Exercise objective: Print, exactly as written, every line from the first line of the records below through the line containing "import matplotlib.pyplot as plt", and nothing further.

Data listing
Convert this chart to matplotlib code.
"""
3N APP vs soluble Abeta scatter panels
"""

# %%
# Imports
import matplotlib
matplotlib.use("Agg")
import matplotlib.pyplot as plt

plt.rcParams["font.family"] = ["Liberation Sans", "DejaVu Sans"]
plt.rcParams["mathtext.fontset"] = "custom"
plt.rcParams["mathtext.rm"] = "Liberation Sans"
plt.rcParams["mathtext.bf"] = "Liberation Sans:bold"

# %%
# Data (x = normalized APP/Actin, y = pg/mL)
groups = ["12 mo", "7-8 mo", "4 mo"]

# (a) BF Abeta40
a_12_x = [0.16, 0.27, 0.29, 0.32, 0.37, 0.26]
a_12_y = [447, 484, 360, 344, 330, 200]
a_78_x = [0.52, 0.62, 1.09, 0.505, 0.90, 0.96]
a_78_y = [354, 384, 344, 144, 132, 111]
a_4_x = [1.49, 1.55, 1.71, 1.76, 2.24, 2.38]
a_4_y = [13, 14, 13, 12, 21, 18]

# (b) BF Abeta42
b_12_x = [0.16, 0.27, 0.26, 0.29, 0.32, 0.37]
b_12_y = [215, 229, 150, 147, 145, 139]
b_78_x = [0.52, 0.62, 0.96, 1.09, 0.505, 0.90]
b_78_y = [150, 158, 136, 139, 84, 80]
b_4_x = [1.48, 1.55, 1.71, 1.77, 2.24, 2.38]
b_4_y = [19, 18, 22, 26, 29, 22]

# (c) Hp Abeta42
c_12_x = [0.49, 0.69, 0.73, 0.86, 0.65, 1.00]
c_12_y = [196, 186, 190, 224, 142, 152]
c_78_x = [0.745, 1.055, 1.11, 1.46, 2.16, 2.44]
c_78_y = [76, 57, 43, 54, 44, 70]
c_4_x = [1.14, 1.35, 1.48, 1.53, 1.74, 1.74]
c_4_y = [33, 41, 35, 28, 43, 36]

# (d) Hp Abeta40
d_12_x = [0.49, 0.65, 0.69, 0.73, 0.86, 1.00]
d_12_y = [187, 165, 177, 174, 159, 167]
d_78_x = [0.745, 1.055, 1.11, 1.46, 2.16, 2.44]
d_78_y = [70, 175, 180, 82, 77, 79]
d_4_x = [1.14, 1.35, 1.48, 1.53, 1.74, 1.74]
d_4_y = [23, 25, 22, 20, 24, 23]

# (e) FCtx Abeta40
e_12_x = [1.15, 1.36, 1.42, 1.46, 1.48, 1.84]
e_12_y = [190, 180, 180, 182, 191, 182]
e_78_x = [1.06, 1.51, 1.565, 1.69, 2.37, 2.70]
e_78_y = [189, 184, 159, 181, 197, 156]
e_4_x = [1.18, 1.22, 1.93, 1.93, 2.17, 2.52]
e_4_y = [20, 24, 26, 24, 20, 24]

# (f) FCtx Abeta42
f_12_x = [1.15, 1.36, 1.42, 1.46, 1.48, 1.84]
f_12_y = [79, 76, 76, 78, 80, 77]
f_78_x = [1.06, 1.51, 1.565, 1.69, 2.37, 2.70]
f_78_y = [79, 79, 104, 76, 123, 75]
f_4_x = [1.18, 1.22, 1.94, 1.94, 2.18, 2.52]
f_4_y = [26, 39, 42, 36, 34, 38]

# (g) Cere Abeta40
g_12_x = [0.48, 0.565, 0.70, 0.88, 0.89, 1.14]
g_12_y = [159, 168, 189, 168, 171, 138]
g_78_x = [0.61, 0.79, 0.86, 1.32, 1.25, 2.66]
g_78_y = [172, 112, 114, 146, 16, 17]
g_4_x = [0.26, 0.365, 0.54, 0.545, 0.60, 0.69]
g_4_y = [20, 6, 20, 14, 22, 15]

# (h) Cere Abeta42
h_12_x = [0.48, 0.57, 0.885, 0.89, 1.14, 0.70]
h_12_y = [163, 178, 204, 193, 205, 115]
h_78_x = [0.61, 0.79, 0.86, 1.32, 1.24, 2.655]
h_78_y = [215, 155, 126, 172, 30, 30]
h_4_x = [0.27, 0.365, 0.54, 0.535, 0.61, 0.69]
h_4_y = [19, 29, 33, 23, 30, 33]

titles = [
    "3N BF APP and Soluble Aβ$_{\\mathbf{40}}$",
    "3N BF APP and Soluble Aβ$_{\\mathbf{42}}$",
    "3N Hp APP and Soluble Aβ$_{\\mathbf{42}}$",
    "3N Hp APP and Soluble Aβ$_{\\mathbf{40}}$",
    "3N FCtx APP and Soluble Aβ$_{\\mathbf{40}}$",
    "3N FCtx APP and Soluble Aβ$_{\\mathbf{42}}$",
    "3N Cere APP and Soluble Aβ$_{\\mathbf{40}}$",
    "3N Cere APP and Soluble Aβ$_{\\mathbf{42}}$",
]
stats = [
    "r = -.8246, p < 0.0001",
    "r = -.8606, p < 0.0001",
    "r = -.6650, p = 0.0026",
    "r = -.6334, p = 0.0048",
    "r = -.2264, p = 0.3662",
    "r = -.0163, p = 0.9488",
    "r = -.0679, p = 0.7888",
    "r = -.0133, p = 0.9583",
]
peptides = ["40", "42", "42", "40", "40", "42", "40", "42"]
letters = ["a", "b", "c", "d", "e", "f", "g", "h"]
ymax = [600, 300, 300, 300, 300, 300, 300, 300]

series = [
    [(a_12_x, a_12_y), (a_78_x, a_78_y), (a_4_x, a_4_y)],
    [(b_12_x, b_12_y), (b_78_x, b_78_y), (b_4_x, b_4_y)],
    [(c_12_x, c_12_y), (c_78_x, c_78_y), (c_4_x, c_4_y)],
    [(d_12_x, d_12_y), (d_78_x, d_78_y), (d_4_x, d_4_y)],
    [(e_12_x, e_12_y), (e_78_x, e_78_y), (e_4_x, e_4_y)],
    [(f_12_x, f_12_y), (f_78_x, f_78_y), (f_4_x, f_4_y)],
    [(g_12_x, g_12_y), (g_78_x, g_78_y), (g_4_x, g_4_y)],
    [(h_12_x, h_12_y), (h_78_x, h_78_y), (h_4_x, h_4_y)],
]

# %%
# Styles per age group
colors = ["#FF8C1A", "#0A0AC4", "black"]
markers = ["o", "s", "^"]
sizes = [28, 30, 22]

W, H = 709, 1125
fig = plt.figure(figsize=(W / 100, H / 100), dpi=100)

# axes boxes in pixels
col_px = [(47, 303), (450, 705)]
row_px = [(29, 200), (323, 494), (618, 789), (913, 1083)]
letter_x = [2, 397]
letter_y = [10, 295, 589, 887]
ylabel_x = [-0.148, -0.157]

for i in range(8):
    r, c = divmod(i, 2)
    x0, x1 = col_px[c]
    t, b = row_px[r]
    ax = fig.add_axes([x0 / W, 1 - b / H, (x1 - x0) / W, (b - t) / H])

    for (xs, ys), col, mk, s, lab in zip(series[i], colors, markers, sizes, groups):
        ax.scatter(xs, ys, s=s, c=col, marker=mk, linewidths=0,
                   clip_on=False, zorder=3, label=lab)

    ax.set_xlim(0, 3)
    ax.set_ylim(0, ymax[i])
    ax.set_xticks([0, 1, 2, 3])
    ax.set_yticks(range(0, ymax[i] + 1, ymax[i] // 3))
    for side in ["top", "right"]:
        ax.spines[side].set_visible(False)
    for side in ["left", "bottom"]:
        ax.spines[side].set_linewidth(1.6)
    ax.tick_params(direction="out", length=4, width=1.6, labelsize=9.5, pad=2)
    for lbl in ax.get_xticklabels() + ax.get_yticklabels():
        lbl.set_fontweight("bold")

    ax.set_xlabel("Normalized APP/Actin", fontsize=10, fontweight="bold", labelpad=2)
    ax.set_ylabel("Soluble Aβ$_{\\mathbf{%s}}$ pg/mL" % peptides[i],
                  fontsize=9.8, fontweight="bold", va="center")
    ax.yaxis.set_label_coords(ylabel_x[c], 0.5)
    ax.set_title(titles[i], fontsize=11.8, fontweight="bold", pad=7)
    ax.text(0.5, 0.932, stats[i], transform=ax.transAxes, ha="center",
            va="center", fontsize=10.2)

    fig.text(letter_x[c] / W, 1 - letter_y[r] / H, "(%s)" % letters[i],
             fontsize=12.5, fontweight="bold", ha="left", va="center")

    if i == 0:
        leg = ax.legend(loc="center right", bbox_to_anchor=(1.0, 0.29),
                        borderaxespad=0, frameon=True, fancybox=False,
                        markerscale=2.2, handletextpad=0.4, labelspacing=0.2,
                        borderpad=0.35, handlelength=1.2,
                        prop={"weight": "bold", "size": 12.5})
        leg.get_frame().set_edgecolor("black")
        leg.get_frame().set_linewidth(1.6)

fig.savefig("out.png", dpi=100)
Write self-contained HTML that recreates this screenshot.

Output for this task:
Convert this chart to matplotlib code.
"""
3N APP vs soluble Abeta scatter panels
"""

# %%
# Imports
import matplotlib
matplotlib.use("Agg")
import matplotlib.pyplot as plt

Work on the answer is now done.